# Who will win the election??



## MayzieGSD (Aug 28, 2006)

We had a poll for who we plan to vote for in the upcoming Presidential Election, but now it's time to say who you think will actually win.

Remember, it's not the popular vote that determines the winner, but the electoral vote. Here's a site that details a scenario of the electoral vote based on current polls:
http://www.electoral-vote.com/

But we all know that can change before November 4th...


----------



## Dano (Sep 20, 2004)

As of today (things change quickly) everything I read about the McCain campaign and supporters says that he is going down in a ball of flames. It also seems many "on the fence" republicans are desperately trying to find a reason to not vote for Obama.


----------



## caview (Jun 30, 2008)

Dano,

Sorry, but what you are "reading" is what the press wants you to think, not what is.

Tanya


----------



## MayzieGSD (Aug 28, 2006)

If you vote other - please explain... Do you think there will be a tie? That one of the candidates will drop out? Or that there is a 3rd party that has a chance of winning?


----------



## Dano (Sep 20, 2004)

> Originally Posted By: caviewDano,
> 
> Sorry, but what you are "reading" is what the press wants you to think, not what is.
> 
> Tanya


 I don't believe there is some kind of conspiracy against McCain. If you have inside information that trumps what the press is saying, something that says his supporters are not disenchanted by his way of campaigning, not disappointed about who he picked as a running mate and saying that he is not being "tough enough" on Obama, by all means, show it. I would like to be informed. 
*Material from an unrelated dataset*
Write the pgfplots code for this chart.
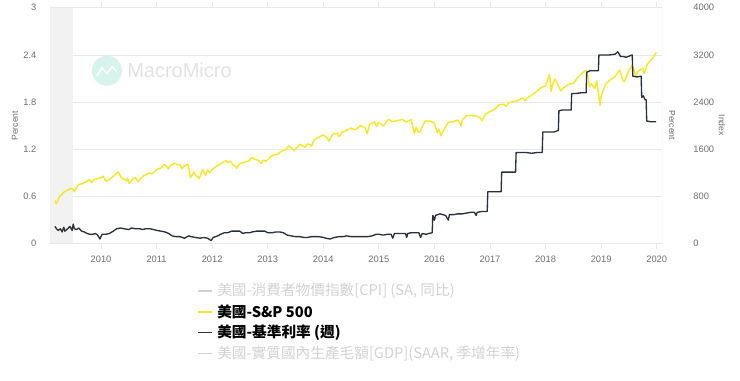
\documentclass[border=0pt]{standalone}
\usepackage{fontspec}
\setmainfont{Liberation Sans}
\newfontfamily\cjk{Noto Sans CJK TC}
\usepackage{pgfplots}
\pgfplotsset{compat=1.18}
\definecolor{spy}{HTML}{F6E72E}
\definecolor{ffr}{HTML}{2B2E3B}
\definecolor{gridc}{HTML}{E8E8E8}
\definecolor{tickc}{HTML}{6E6E6E}
\definecolor{fade}{HTML}{D2D2D2}
\definecolor{band}{HTML}{F2F2F2}
\definecolor{mmlogo}{HTML}{D6F3EC}
\definecolor{mmtext}{HTML}{E2E2E2}

\pgfplotstableread{
x y
2009.17 735
2009.19 676
2009.22 720
2009.25 798
2009.29 830
2009.33 873
2009.38 900
2009.42 919
2009.46 940
2009.50 919
2009.52 880
2009.58 987
2009.62 1010
2009.67 1021
2009.71 1045
2009.75 1057
2009.79 1090
2009.83 1036
2009.88 1090
2009.92 1096
2009.96 1110
2010.00 1115
2010.04 1145
2010.08 1074
2010.10 1056
2010.17 1104
2010.25 1169
2010.31 1217
2010.33 1187
2010.36 1120
2010.42 1089
2010.45 1064
2010.48 1110
2010.50 1031
2010.51 1022
2010.58 1102
2010.62 1125
2010.67 1049
2010.71 1100
2010.75 1141
2010.83 1183
2010.88 1200
2010.92 1181
2011.00 1258
2011.08 1286
2011.13 1340
2011.17 1327
2011.21 1270
2011.25 1326
2011.33 1364
2011.38 1340
2011.42 1345
2011.46 1270
2011.50 1321
2011.56 1345
2011.58 1292
2011.61 1120
2011.67 1219
2011.71 1150
2011.75 1131
2011.76 1099
2011.83 1253
2011.88 1160
2011.92 1247
2011.96 1205
2012.00 1258
2012.08 1312
2012.17 1366
2012.25 1408
2012.29 1370
2012.33 1398
2012.38 1330
2012.42 1310
2012.44 1280
2012.50 1362
2012.58 1379
2012.67 1407
2012.71 1465
2012.75 1441
2012.83 1412
2012.88 1360
2012.92 1416
2012.96 1400
2013.00 1426
2013.08 1498
2013.17 1515
2013.25 1569
2013.33 1598
2013.38 1660
2013.42 1631
2013.48 1575
2013.50 1606
2013.58 1686
2013.67 1633
2013.71 1690
2013.75 1682
2013.79 1655
2013.83 1757
2013.92 1806
2014.00 1848
2014.08 1783
2014.10 1741
2014.17 1859
2014.25 1872
2014.29 1815
2014.33 1884
2014.42 1924
2014.50 1960
2014.58 1931
2014.67 2003
2014.75 1972
2014.79 1862
2014.83 2018
2014.92 2068
2014.96 1990
2015.00 2059
2015.08 1995
2015.17 2105
2015.25 2068
2015.33 2086
2015.42 2107
2015.50 2063
2015.58 2104
2015.64 1867
2015.67 1972
2015.72 1882
2015.75 1920
2015.83 2079
2015.92 2080
2016.00 2044
2016.05 1880
2016.08 1940
2016.12 1829
2016.17 1932
2016.25 2060
2016.33 2065
2016.42 2097
2016.48 2000
2016.50 2099
2016.58 2174
2016.67 2171
2016.75 2168
2016.83 2126
2016.85 2085
2016.92 2199
2017.00 2239
2017.08 2279
2017.17 2364
2017.25 2363
2017.29 2330
2017.33 2384
2017.42 2412
2017.50 2423
2017.58 2470
2017.63 2430
2017.67 2472
2017.75 2519
2017.83 2575
2017.92 2648
2018.00 2674
2018.07 2873
2018.10 2581
2018.13 2714
2018.17 2790
2018.25 2641
2018.27 2590
2018.33 2648
2018.42 2705
2018.50 2718
2018.58 2816
2018.67 2902
2018.72 2930
2018.75 2914
2018.79 2656
2018.83 2712
2018.88 2632
2018.92 2760
2018.98 2351
2019.00 2507
2019.08 2704
2019.17 2784
2019.25 2834
2019.33 2946
2019.40 2750
2019.42 2752
2019.50 2942
2019.56 3025
2019.58 2980
2019.62 2844
2019.67 2926
2019.75 2977
2019.77 2887
2019.83 3038
2019.92 3141
2019.99 3240
}\spx

\pgfplotstableread{
x y
2009.17 0.22
2009.20 0.19
2009.23 0.17
2009.27 0.19
2009.30 0.15
2009.33 0.21
2009.35 0.16
2009.40 0.19
2009.44 0.22
2009.48 0.17
2009.50 0.25
2009.52 0.19
2009.56 0.18
2009.60 0.20
2009.65 0.16
2009.70 0.15
2009.75 0.13
2009.80 0.12
2009.85 0.12
2009.90 0.13
2009.94 0.11
2009.98 0.06
2010.02 0.12
2010.08 0.12
2010.15 0.13
2010.22 0.16
2010.28 0.19
2010.35 0.20
2010.42 0.19
2010.50 0.18
2010.55 0.20
2010.62 0.19
2010.70 0.19
2010.75 0.18
2010.80 0.19
2010.88 0.19
2010.95 0.18
2011.00 0.17
2011.08 0.16
2011.15 0.15
2011.22 0.13
2011.28 0.10
2011.35 0.09
2011.42 0.09
2011.50 0.07
2011.58 0.10
2011.62 0.09
2011.70 0.08
2011.78 0.07
2011.85 0.08
2011.92 0.07
2011.98 0.04
2012.02 0.08
2012.10 0.10
2012.15 0.12
2012.22 0.14
2012.28 0.14
2012.35 0.16
2012.42 0.16
2012.50 0.16
2012.55 0.13
2012.60 0.14
2012.68 0.14
2012.72 0.15
2012.80 0.16
2012.88 0.16
2012.95 0.16
2013.00 0.14
2013.08 0.14
2013.15 0.15
2013.22 0.15
2013.28 0.14
2013.35 0.11
2013.42 0.10
2013.50 0.09
2013.58 0.09
2013.65 0.08
2013.72 0.08
2013.78 0.09
2013.85 0.09
2013.92 0.09
2014.00 0.08
2014.05 0.07
2014.12 0.06
2014.20 0.08
2014.28 0.09
2014.35 0.09
2014.42 0.10
2014.50 0.09
2014.58 0.09
2014.65 0.09
2014.72 0.09
2014.80 0.09
2014.88 0.10
2014.95 0.12
2015.00 0.12
2015.08 0.11
2015.15 0.12
2015.22 0.12
2015.25 0.07
2015.28 0.13
2015.35 0.13
2015.42 0.13
2015.48 0.13
2015.50 0.08
2015.52 0.13
2015.58 0.14
2015.65 0.14
2015.72 0.14
2015.75 0.08
2015.78 0.13
2015.85 0.12
2015.90 0.13
2015.96 0.14
2015.97 0.36
2016.00 0.30
2016.02 0.36
2016.10 0.38
2016.20 0.36
2016.25 0.30
2016.27 0.37
2016.35 0.37
2016.42 0.38
2016.50 0.38
2016.58 0.39
2016.65 0.40
2016.72 0.40
2016.75 0.36
2016.77 0.40
2016.85 0.41
2016.95 0.41
2016.96 0.66
2017.05 0.66
2017.15 0.66
2017.20 0.66
2017.21 0.91
2017.30 0.91
2017.40 0.91
2017.46 0.91
2017.47 1.16
2017.55 1.16
2017.65 1.16
2017.75 1.15
2017.85 1.16
2017.94 1.16
2017.95 1.42
2018.05 1.42
2018.15 1.42
2018.23 1.44
2018.24 1.69
2018.30 1.70
2018.40 1.70
2018.46 1.70
2018.47 1.91
2018.55 1.91
2018.65 1.92
2018.73 1.92
2018.74 2.18
2018.80 2.20
2018.90 2.20
2018.95 2.20
2018.96 2.40
2019.05 2.40
2019.15 2.40
2019.25 2.41
2019.30 2.44
2019.35 2.38
2019.40 2.38
2019.45 2.37
2019.52 2.39
2019.56 2.40
2019.57 2.13
2019.65 2.12
2019.72 2.13
2019.73 1.86
2019.76 1.88
2019.79 1.83
2019.81 1.83
2019.82 1.56
2019.90 1.55
2019.99 1.55
}\ffrtab

\pgfplotsset{base/.style={
  scale only axis, width=459pt, height=177pt,
  at={(37.5pt,102.75pt)}, anchor=south west,
  xmin=2009.082, xmax=2020.095,
  axis line style={draw=none},
  tick label style={font=\fontsize{7}{8}\selectfont, text=tickc},
  /pgf/number format/assume math mode=true,
  /pgf/number format/1000 sep={},
  clip=true,
}}

\begin{document}
\begin{tikzpicture}
\begin{scope}[x=0.75pt,y=0.75pt]
\path[use as bounding box] (0,0) rectangle (740,378);
\end{scope}

% right axis: index (S&P 500), with grid and band
\begin{axis}[base,
  ymin=0, ymax=4000, ytick={0,800,1600,2400,3200,4000},
  yticklabel pos=right,
  yticklabel style={anchor=west, xshift=20pt},
  ytick style={draw=none},
  xtick=\empty,
  ymajorgrids, grid style={gridc, line width=0.6pt},
]
\fill[band] (axis cs:2009.082,0) rectangle (axis cs:2009.496,4000);
\draw[gridc, line width=0.6pt] (axis cs:2009.082,0) -- (axis cs:2020.095,0);
\draw[gridc, line width=0.6pt] (axis cs:2020.095,0) -- (axis cs:2020.095,4000);
\addplot[spy, line width=1.1pt, line join=round] table[x=x,y=y] {\spx};
\end{axis}

% left axis: percent (fed funds)
\begin{axis}[base,
  ymin=0, ymax=3, ytick={0,0.6,1.2,1.8,2.4,3},
  yticklabel style={xshift=-6.7pt},
  ytick style={draw=none},
  xtick={2010,2011,2012,2013,2014,2015,2016,2017,2018,2019,2020},
  xtick align=outside, major tick length=4pt,
  xtick style={draw=gridc, line width=0.6pt},
  xticklabel style={yshift=-1.8pt},
]
\addplot[ffr, line width=1.0pt, line join=round] table[x=x,y=y] {\ffrtab};
\end{axis}

\begin{scope}[x=0.75pt,y=0.75pt]
% axis titles
\node[rotate=90, text=tickc, font=\fontsize{6.5}{8}\selectfont] at (15,255) {Percent};
\node[rotate=-90, text=tickc, font=\fontsize{6.5}{8}\selectfont] at (672,255.5) {Percent};
\node[rotate=-90, text=tickc, font=\fontsize{6.5}{8}\selectfont] at (722,255.5) {Index};
% watermark
\fill[mmlogo] (107,310) circle (15);
\draw[white, line width=1.2pt, line join=round] (97,305) -- (102,313) -- (107,307) -- (112,314) -- (117,309);
\node[anchor=west, inner sep=0, text=mmtext, font=\fontsize{15}{17}\selectfont] at (127,310) {MacroMicro};
% legend
\draw[fade, line width=1pt] (198,89.7) -- (212,89.7);
\node[anchor=west, inner sep=0, text=fade, font=\cjk\fontsize{11}{13}\selectfont] at (217,89.7) {美國-消費者物價指數[CPI] (SA, 同比)};
\draw[spy, line width=1pt] (198,68.7) -- (212,68.7);
\node[anchor=west, inner sep=0, text=black, font=\cjk\bfseries\fontsize{11}{13}\selectfont] at (217,68.7) {美國-S\&P 500};
\draw[ffr, line width=1pt] (198,48) -- (212,48);
\node[anchor=west, inner sep=0, text=black, font=\cjk\bfseries\fontsize{11}{13}\selectfont] at (217,48) {美國-基準利率 (週)};
\draw[fade, line width=1pt] (198,27) -- (212,27);
\node[anchor=west, inner sep=0, text=fade, font=\cjk\fontsize{11}{13}\selectfont] at (217,27) {美國-實質國內生產毛額[GDP](SAAR, 季增年率)};
\end{scope}
\end{tikzpicture}
\end{document}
Where do you get your information that leads you to believe what the press reports about this campaign is not the truth? Are his supporters that have been interviewed and seem disappointed by him at this stage actors hired by the "left wing media"?


----------



## derby98 (Feb 9, 2008)

If you really want to know what is going on in the USA & the world today try watching a non Bias media source such as the BBC.


----------



## GunnersMom (Jan 25, 2008)

I think Obama will win. I think it's going to be close. TOO close for my liking. I'd love nothing more than to pop open the bubbly at around 8:00, but I don't see that happening. I'm afraid we may have to make it a mimosa the following morning.


----------



## MayzieGSD (Aug 28, 2006)

I agree, it does look like Obama will win. Hopefully we won't have to stay up too late









If you look at the electoral map, it's hard to imagine a scenario that would lead to McCain winning, barring some "October suprise".


----------